Max Holloway is already the No. 1 contender in the UFC featherweight division. He knows it, the fans know it, and the UFC knows it. There’s no argument to be made otherwise.
For Holloway, the answer is simple.
“I didn’t want to wait until the new year,” Holloway explained Monday on The MMA Hour. “I wanted to keep on fighting. Everywhere, everyone, every time. Let’s get it.
“They told us we didn’t have to [take the fight]. They told us we could wait it out, but I was like, ‘I ain’t about that. We ain’t about that.’ I talked to my team, I let my team know and they were all on board. And we’re here today.”
Holloway, 29, is in a unique spot in regards his place in the featherweight landscape. A former UFC champion, “Blessed” has essentially functioned as an uncrowned king of the division since his controversial split-decision loss to Volkanovski in their July 2020 rematch at UFC 251. Many observers felt Holloway won that fight — 61 percent of the fan scoring on MMADecisions.com scored it for Holloway, as did 18 of the site’s 27 media scorecards — yet Holloway still dropped to 0-2 in the official tally for the series.
Despite that, the calls for Volkanovski vs. Holloway 3 grew even louder after Holloway rewrote the UFC record book in January with his striking masterclass over Calvin Kattar.
But once Volkanovski’s title defense against Brian Ortega was rescheduled for September after initially being slated for March, Holloway was faced with a choice — either sideline himself for the rest of 2021 to wait for Volkanovski and protect what he’d earned, or jump back into the fray and risk his No. 1 contendership in a tough fight against Rodriguez.
For Holloway, it was an easy decision.
“The UFC, they don’t have this tournament structure, so a lot of these guys, they’re just waiting at the elevator. You know? They’re waiting at the elevator to go to the top,” Holloway said. “And I’m not an elevator waiter. There’s no line at the stairs, so that’s where you can find me — at the stairs. This is not new for us. This is not new for us at all. For me and my team, it’s very important to not be elevator divas. I want to just get out there and keep doing the damn thing.
“Everybody else can figure out [who I’m talking about],” Holloway added. “You guys can choose who the elevator divas are in this sport, but you know your boy will be at the stairs and we’ll be running up and down those bad boys.”
It’s a philosophy Holloway has followed throughout his UFC career, and a big reason why Holloway won 10 consecutive fights before ever fighting for the undisputed title. It’s also a big reason why Holloway is one of the most popular fighters in the featherweight division.

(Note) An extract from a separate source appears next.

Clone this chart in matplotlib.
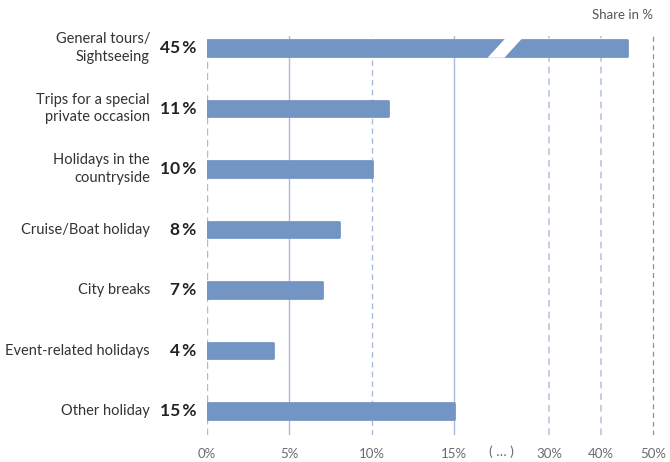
import numpy as np
import matplotlib
matplotlib.use("Agg")
import matplotlib.pyplot as plt
from matplotlib.patches import Polygon
import matplotlib.transforms as mtransforms

categories = ["General tours/\nSightseeing", "Trips for a special\nprivate occasion",
              "Holidays in the\ncountryside", "Cruise/Boat holiday", "City breaks",
              "Event-related holidays", "Other holiday"]
shares = [45, 11, 10, 8, 7, 4, 15]
value_labels = ["45\u2009%", "11\u2009%", "10\u2009%", "8\u2009%", "7\u2009%", "4\u2009%", "15\u2009%"]
tick_values = [0, 5, 10, 15, 30, 40, 50]
tick_labels = ["0%", "5%", "10%", "15%", "30%", "40%", "50%"]

BAR = "#7395c4"
GAP = 5.78      # room taken by 15..30 on the broken axis
K = 0.316       # squeeze factor above 30


def fwd(v):
    v = np.asarray(v, dtype=float)
    mid = 15 + (v - 15) / 15 * GAP
    hi = 15 + GAP + (v - 30) * K
    return np.where(v <= 15, v, np.where(v >= 30, hi, mid))


def inv(p):
    p = np.asarray(p, dtype=float)
    mid = 15 + (p - 15) / GAP * 15
    hi = 30 + (p - 15 - GAP) / K
    return np.where(p <= 15, p, np.where(p >= 15 + GAP, hi, mid))


plt.rcParams['font.family'] = ['Lato', 'DejaVu Sans']

fig = plt.figure(figsize=(6.7, 4.62), dpi=100)
ax = fig.add_axes([0.309, 0.0584, 0.676, 0.8636])
ax.set_xscale('function', functions=(fwd, inv))
ax.set_xlim(0, 51.3)
ax.set_ylim(6.397, -0.198)

y = np.arange(len(shares))
ax.barh(y, shares, height=0.26, color=BAR, edgecolor=BAR, linewidth=2.0,
        joinstyle='round', zorder=3)

# break in the first bar
bh = 0.16
ax.add_patch(Polygon([(20.3, bh), (22.95, bh), (25.75, -bh), (23.1, -bh)],
                     closed=True, facecolor="white", edgecolor="none", zorder=4))

# grid lines
grid = {0: dict(color="#a9bbda", ls=(0, (5, 3)), lw=1.0),
        5: dict(color="#a9bbda", ls="-", lw=1.0),
        10: dict(color="#a9bbda", ls=(0, (4, 3)), lw=1.0),
        15: dict(color="#a9bbda", ls="-", lw=1.0),
        30: dict(color="#b8c6de", ls=(0, (4, 3)), lw=1.2),
        40: dict(color="#b8c6de", ls=(0, (4, 3)), lw=1.2),
        50: dict(color="#7a93bd", ls=(0, (4, 3)), lw=0.9)}
for v, kw in grid.items():
    ax.axvline(v, zorder=1, **kw)

for s in ax.spines.values():
    s.set_visible(False)
ax.set_yticks([])
ax.set_xticks(tick_values)
ax.set_xticklabels(tick_labels, color="#6b6b6b", fontsize=9.5)
ax.xaxis.set_minor_locator(matplotlib.ticker.NullLocator())
ax.tick_params(axis='x', length=0, pad=9)
trans = mtransforms.blended_transform_factory(ax.transData, ax.transAxes)
ax.text(22.5, -0.027, "( … )", transform=trans, ha="center", va="top",
        color="#6b6b6b", fontsize=10)

lab = mtransforms.blended_transform_factory(fig.transFigure, ax.transData)
for i in range(len(shares)):
    ax.text(150 / 670, y[i], categories[i], transform=lab, ha="right",
            va="center", fontsize=10.5, color="#333333", linespacing=1.3)
    ax.text(196 / 670, y[i], value_labels[i], transform=lab, ha="right",
            va="center", fontsize=12.5, fontweight="bold", color="#222222")

fig.text(653 / 670, 1 - 15 / 462, "Share in %", ha="right", va="center",
         fontsize=9.5, color="#555555")

fig.savefig("out.png", dpi=100)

Holloway owns a dominant TKO win over Ortega stemming from his time as champion in 2018, and when asked Monday for his thoughts on Volkanovski vs. Ortega, Holloway poked fun at the struggles Volkanovski had defending the UFC title against the jiu-jitsu phenom. Volkanovski was nearly submitted twice by Ortega en route to a decision win at UFC 266.
“I got to see some clips, some highlights, and it went exactly as I thought,” Holloway said. “If it was a striking match, I thought Alex was going to pick him apart. And then whenever they got close, I thought Brian would go in to try to wrap him up, and that’s pretty much what happened. I thought Alex did well, but at the end of the day, I don’t know how it felt to get dropped by Brian or even to get wrapped up by Brian. So, in all actuality, Brian didn’t do that well against me, so I don’t know. I don’t know what it is.”
Holloway laughed and said that he was joking when asked to elaborate on his comments.
Still, as he heads into Saturday’s main event against Rodriguez, Holloway admitted that he’s uncertain if a Volkanovski trilogy match is even his top priority at the moment.
“I’ve got five title defenses and I would like that sixth. But, you know, with possible fights and stuff, there are bigger fights that UFC discussed with us,” Holloway said. “I’ve got a win over the 155 [pound] champ right now [Charles Oliveira]. We’re always on the shortlist for Conor [McGregor]. The last time, before we got injured [in June], we were one of the replacement fighters [to fight McGregor]. And then, I’m the best boxer in the UFC, so use your imagination, my friends. It’s a wild world today.”
Holloway merely played coy when asked to go into further detail about what he meant, but did acknowledge an interest in trying his hand in professional boxing someday. Holloway also noted that aside from Dustin Poirier and Nate Diaz, he knows he’s the biggest star in the UFC’s featherweight and lightweight divisions — with or without a title — so he knows that there are plenty of opportunities that may come his way because of it.
“Anybody at ‘45 or ‘55 after those guys, my name pops up,” Holloway said. “You can go call [UFC executive] Hunter [Campbell] right now, go ask him who can sell, who’s going to sell numbers with Conor, and they’re going to drop my name all the time. So, at the end of the day, I’m always on the shortlist for Conor, so we’ll see what happens. We’ll see what happens. First things first. I’ve got to fight November 13th and we’ll go from there.”